Urge quizás entonces escarbar en sus presuntas temibles fechorías para constatar si el maltrato presenciado esta semana en Santa Cruz tuvo acaso algún asidero insospechado del que no habíamos tomado conciencia hasta ahora.

Lo primero que brinca a la vista es el rigor con el que Prado Salmón nadó a contracorriente de tantos historiadores foráneos empeñados en digitar a control remoto nuestro sentido como comunidad nacional. Quizás sin ser muy consciente de ello, nuestro General recién fallecido desmintió desde 1987 la mentira esencial sobre la cual la izquierda marxista latinoamericana y anglosajona construyó una mirada idílicamente revolucionaria de nuestro país.

Provisto de su vivencia personal como soldado, pero también de sus dotes como investigador, Gary Prado sostuvo en “Poder y Fuerzas Armadas” que la institución militar no fue ni liquidada ni destruida en abril de 1952. Lo hizo sin alharacas, apegado a los datos, tal vez ignorando o simplemente arrinconando con timidez las patrañas garabateadas en inglés o francés dentro de combativos seminarios tan rojos como alejados de nuestras latitudes.

Así, por ejemplo, en enero de 1967, Régis Debray, el teórico guerrillero más celebrado de esa década, fabulaba lo siguiente en su libro “¿Revolución en la Revolución?”: “En 1952, los mineros destruyeron al ejército de la oligarquía (…) dejan a la burguesía nacional reconstruir al ejército (…) el ejército, puesto en pie por la burguesía se traga a ésta con un golpe. De los Estados Unidos llega la orden de destruir al movimiento obrero y la Junta Militar arresta a Lechín”.

Podría pensarse que esta manera aberrante de contar los hechos obedecía al interés visceral del gobierno cubano, patrocinador de Debray, por remachar la narrativa guerrillera lista a detonar en Ñancahuazú, donde el Che esperaba, ahora sí sin falta, acabar para siempre con aquel pretendido títere del imperio.

Pero no, no era una fiebre momentánea. El embuste del fin del ejército boliviano a manos de las dinamitas proletarias siguió inalterable hasta nuestros días. Así por ejemplo, Hernán Pruden, reputado académico argentino, tropezó en la misma aseveración en 2012 desorientado probablemente por los lentes opacos de James Malloy. Pruden afirmaba hace solo 11 años que la élite cruceña de la década del 50 “tenía sin duda reticencias (con el MNR), en particular frente a las medidas más radicales como (…) la disolución del ejército”. Para entonces el libro de Prado Salmón ya tenía 25 años en las bibliotecas. ¿Para qué seguir entonces apuntalando esta mentira esencial?

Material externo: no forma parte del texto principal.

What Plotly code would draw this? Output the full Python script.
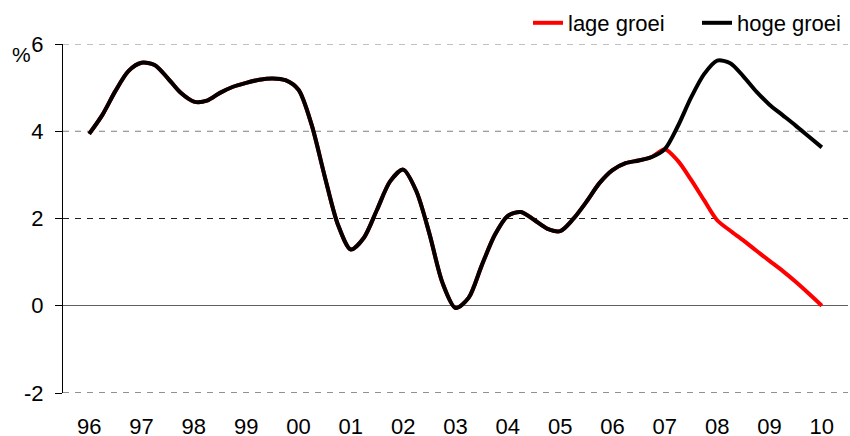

Inventar la supuesta disolución del ejército en 1952 alentaba y aún alienta hoy la idea de que el 9 de abril hubo una revolución más radical en sus formas que en sus contenidos, una revolución desfasada y, por tanto, inconclusa o incluso traicionada por sus conductores. La evaporación de las Fuerzas Armadas por el paso de los insurrectos civiles y carabineros de La Paz, El Alto y Oruro (Bolivia es mucho más grande) permite todavía sostener el caminito trazado por Debray, es decir, “hubo una revolución radical, armada y profunda, una burguesía mimetizada en su vientre, un imperio al acecho otorgando sobornos y por consiguiente, una restauración oligárquica”. De ahí se derivaba precisamente el programa de la izquierda marxista: despojar al movimientismo de su rol de vanguardia política, reemplazarlo y concluir la revolución haciendo honor a su glorioso origen: la supuesta demolición física del estado burgués. Suena lindo, pero es puro cuento.

Pues bien, Gary Prado Salmón optó por los hechos a fin de desechar la ficción ideológica. En su libro se ve la continuidad de las Fuerzas Armadas y sobre todo como los retratos de Busch y Villarroel restituyeron aceleradamente el rol que los militares jugaron desde el minuto uno de la Revolución Nacional. ¿Acaso no queremos registrar la férrea alianza entre uniformados y movimientistas entre 1943 y 1949?

Sí, Gary Prado desnudó la mentira esencial de quienes se sumaron al Che en 1967. Capturó al argentino, respetó su vida, pero en los hechos hizo algo más imperdonable: lo superó en el plano de las ideas. He ahí su mayor delito. Gracias por eso mi General.